**SET EXERCISE**
Leave out the pictures, and write out exactly the lines from the beginning of the material to the line holding "fig.savefig('out.png', dpi=100)", that line included, and nothing else.

--- RECORD EXTRACTS ---

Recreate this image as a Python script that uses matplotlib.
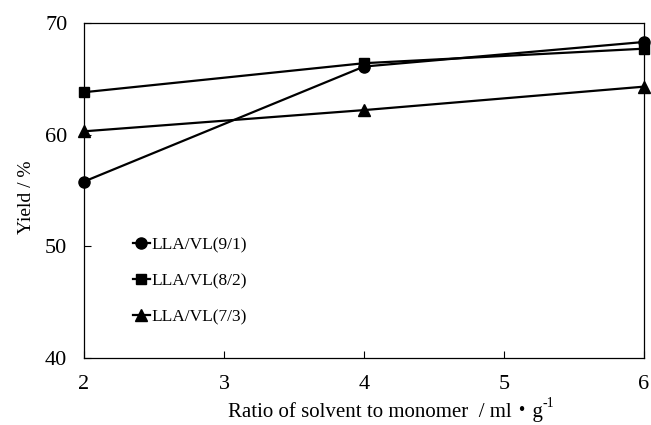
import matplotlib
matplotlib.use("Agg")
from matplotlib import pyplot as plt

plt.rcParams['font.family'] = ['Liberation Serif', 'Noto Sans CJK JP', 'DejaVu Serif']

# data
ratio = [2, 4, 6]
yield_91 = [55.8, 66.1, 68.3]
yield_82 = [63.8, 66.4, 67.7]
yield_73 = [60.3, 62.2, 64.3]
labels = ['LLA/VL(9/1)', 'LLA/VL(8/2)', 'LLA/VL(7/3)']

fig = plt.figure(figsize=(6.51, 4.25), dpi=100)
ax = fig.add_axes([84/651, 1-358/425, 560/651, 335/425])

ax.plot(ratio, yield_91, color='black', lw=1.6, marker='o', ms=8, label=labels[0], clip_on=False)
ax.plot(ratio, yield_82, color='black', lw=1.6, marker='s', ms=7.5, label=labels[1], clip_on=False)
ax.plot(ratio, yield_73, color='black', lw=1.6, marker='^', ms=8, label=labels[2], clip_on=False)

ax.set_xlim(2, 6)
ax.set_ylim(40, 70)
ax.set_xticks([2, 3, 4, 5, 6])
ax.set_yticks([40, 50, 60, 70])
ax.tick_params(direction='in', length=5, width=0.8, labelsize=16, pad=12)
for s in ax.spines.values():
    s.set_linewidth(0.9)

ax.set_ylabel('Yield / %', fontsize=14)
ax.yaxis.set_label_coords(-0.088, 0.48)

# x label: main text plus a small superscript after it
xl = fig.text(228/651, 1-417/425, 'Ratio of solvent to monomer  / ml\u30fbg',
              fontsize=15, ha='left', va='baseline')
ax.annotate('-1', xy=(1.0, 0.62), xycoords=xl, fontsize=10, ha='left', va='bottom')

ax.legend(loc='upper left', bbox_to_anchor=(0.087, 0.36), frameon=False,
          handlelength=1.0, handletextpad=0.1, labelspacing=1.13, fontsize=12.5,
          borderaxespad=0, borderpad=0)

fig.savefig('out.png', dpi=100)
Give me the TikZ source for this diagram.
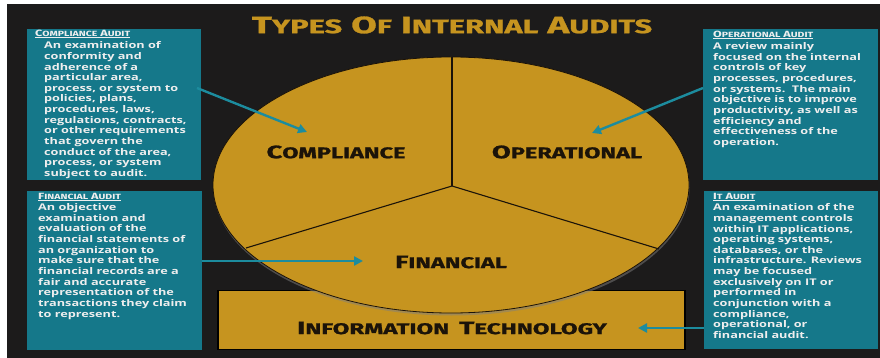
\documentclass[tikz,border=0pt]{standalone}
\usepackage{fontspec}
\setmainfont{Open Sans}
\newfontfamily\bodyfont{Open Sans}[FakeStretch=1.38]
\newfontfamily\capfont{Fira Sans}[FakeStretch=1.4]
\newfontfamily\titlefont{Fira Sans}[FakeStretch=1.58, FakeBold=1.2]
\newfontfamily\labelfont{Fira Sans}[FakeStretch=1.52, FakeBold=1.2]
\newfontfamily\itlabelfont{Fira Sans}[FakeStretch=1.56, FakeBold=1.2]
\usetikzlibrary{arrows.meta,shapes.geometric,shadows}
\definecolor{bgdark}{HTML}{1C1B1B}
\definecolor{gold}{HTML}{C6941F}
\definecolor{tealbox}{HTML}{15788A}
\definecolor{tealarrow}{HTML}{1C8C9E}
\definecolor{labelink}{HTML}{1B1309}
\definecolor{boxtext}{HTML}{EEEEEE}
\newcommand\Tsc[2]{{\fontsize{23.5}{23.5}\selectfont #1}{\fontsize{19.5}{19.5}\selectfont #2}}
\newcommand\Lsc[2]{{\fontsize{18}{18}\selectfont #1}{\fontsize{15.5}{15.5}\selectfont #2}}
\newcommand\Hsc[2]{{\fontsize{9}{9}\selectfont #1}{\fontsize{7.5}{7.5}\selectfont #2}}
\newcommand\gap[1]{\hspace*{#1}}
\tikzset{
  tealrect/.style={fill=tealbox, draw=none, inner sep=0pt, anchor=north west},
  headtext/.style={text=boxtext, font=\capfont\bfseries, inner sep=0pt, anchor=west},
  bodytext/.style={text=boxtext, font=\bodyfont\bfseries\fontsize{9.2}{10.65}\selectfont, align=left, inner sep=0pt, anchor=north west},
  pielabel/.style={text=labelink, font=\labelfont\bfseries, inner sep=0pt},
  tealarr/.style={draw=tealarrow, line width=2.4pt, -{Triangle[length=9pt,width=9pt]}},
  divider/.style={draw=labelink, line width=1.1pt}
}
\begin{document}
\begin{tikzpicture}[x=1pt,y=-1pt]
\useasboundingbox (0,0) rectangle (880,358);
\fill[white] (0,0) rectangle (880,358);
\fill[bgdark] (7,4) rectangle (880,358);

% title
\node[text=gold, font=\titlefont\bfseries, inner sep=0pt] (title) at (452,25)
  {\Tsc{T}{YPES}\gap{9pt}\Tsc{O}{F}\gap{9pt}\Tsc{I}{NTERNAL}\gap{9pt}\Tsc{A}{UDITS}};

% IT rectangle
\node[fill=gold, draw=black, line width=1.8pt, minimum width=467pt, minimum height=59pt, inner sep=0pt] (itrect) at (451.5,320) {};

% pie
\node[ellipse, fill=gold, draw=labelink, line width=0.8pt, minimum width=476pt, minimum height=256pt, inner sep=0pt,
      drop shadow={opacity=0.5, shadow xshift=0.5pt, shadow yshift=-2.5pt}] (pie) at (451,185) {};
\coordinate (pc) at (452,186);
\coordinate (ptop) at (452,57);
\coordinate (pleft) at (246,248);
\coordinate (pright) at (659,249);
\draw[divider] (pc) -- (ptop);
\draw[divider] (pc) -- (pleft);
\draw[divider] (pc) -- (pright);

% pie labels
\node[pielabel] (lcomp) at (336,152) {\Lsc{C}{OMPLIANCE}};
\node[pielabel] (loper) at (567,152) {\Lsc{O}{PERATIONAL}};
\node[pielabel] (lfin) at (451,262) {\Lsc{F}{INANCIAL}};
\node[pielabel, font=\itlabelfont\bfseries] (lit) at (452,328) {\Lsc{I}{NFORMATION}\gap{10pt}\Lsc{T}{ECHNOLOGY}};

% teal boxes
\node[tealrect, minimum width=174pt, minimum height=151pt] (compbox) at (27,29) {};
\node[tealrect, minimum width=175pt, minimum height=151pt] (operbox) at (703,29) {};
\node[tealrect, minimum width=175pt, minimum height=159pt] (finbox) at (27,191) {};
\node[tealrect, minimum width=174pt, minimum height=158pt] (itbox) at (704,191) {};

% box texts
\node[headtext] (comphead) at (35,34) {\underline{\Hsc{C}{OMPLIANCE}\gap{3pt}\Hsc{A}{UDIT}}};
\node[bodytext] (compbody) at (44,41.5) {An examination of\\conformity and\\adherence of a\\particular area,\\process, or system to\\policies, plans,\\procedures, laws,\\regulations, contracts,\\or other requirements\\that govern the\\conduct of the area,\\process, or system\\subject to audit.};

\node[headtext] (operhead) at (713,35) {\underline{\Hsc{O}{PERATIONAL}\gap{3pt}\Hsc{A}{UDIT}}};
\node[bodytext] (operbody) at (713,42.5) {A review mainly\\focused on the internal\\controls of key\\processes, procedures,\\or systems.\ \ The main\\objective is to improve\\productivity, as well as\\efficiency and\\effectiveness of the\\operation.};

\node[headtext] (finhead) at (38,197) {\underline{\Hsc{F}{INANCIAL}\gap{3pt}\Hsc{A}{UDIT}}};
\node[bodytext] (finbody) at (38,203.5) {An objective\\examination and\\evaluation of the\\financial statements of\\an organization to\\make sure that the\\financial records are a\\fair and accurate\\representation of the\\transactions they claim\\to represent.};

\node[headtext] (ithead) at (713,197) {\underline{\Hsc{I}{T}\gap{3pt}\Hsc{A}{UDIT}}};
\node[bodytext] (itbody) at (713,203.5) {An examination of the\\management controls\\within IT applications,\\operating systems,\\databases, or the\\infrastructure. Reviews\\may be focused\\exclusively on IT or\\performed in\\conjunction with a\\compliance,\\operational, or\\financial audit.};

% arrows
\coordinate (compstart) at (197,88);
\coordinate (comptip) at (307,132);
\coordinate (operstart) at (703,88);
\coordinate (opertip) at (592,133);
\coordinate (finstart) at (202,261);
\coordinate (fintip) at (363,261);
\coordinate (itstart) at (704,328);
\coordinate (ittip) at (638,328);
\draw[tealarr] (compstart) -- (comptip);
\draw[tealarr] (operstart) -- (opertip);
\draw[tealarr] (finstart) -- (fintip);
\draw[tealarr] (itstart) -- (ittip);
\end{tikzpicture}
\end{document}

---

**EXPECTED ANSWER**
Recreate this image as a Python script that uses matplotlib.
import matplotlib
matplotlib.use("Agg")
from matplotlib import pyplot as plt

plt.rcParams['font.family'] = ['Liberation Serif', 'Noto Sans CJK JP', 'DejaVu Serif']

# data
ratio = [2, 4, 6]
yield_91 = [55.8, 66.1, 68.3]
yield_82 = [63.8, 66.4, 67.7]
yield_73 = [60.3, 62.2, 64.3]
labels = ['LLA/VL(9/1)', 'LLA/VL(8/2)', 'LLA/VL(7/3)']

fig = plt.figure(figsize=(6.51, 4.25), dpi=100)
ax = fig.add_axes([84/651, 1-358/425, 560/651, 335/425])

ax.plot(ratio, yield_91, color='black', lw=1.6, marker='o', ms=8, label=labels[0], clip_on=False)
ax.plot(ratio, yield_82, color='black', lw=1.6, marker='s', ms=7.5, label=labels[1], clip_on=False)
ax.plot(ratio, yield_73, color='black', lw=1.6, marker='^', ms=8, label=labels[2], clip_on=False)

ax.set_xlim(2, 6)
ax.set_ylim(40, 70)
ax.set_xticks([2, 3, 4, 5, 6])
ax.set_yticks([40, 50, 60, 70])
ax.tick_params(direction='in', length=5, width=0.8, labelsize=16, pad=12)
for s in ax.spines.values():
    s.set_linewidth(0.9)

ax.set_ylabel('Yield / %', fontsize=14)
ax.yaxis.set_label_coords(-0.088, 0.48)

# x label: main text plus a small superscript after it
xl = fig.text(228/651, 1-417/425, 'Ratio of solvent to monomer  / ml\u30fbg',
              fontsize=15, ha='left', va='baseline')
ax.annotate('-1', xy=(1.0, 0.62), xycoords=xl, fontsize=10, ha='left', va='bottom')

ax.legend(loc='upper left', bbox_to_anchor=(0.087, 0.36), frameon=False,
          handlelength=1.0, handletextpad=0.1, labelspacing=1.13, fontsize=12.5,
          borderaxespad=0, borderpad=0)

fig.savefig('out.png', dpi=100)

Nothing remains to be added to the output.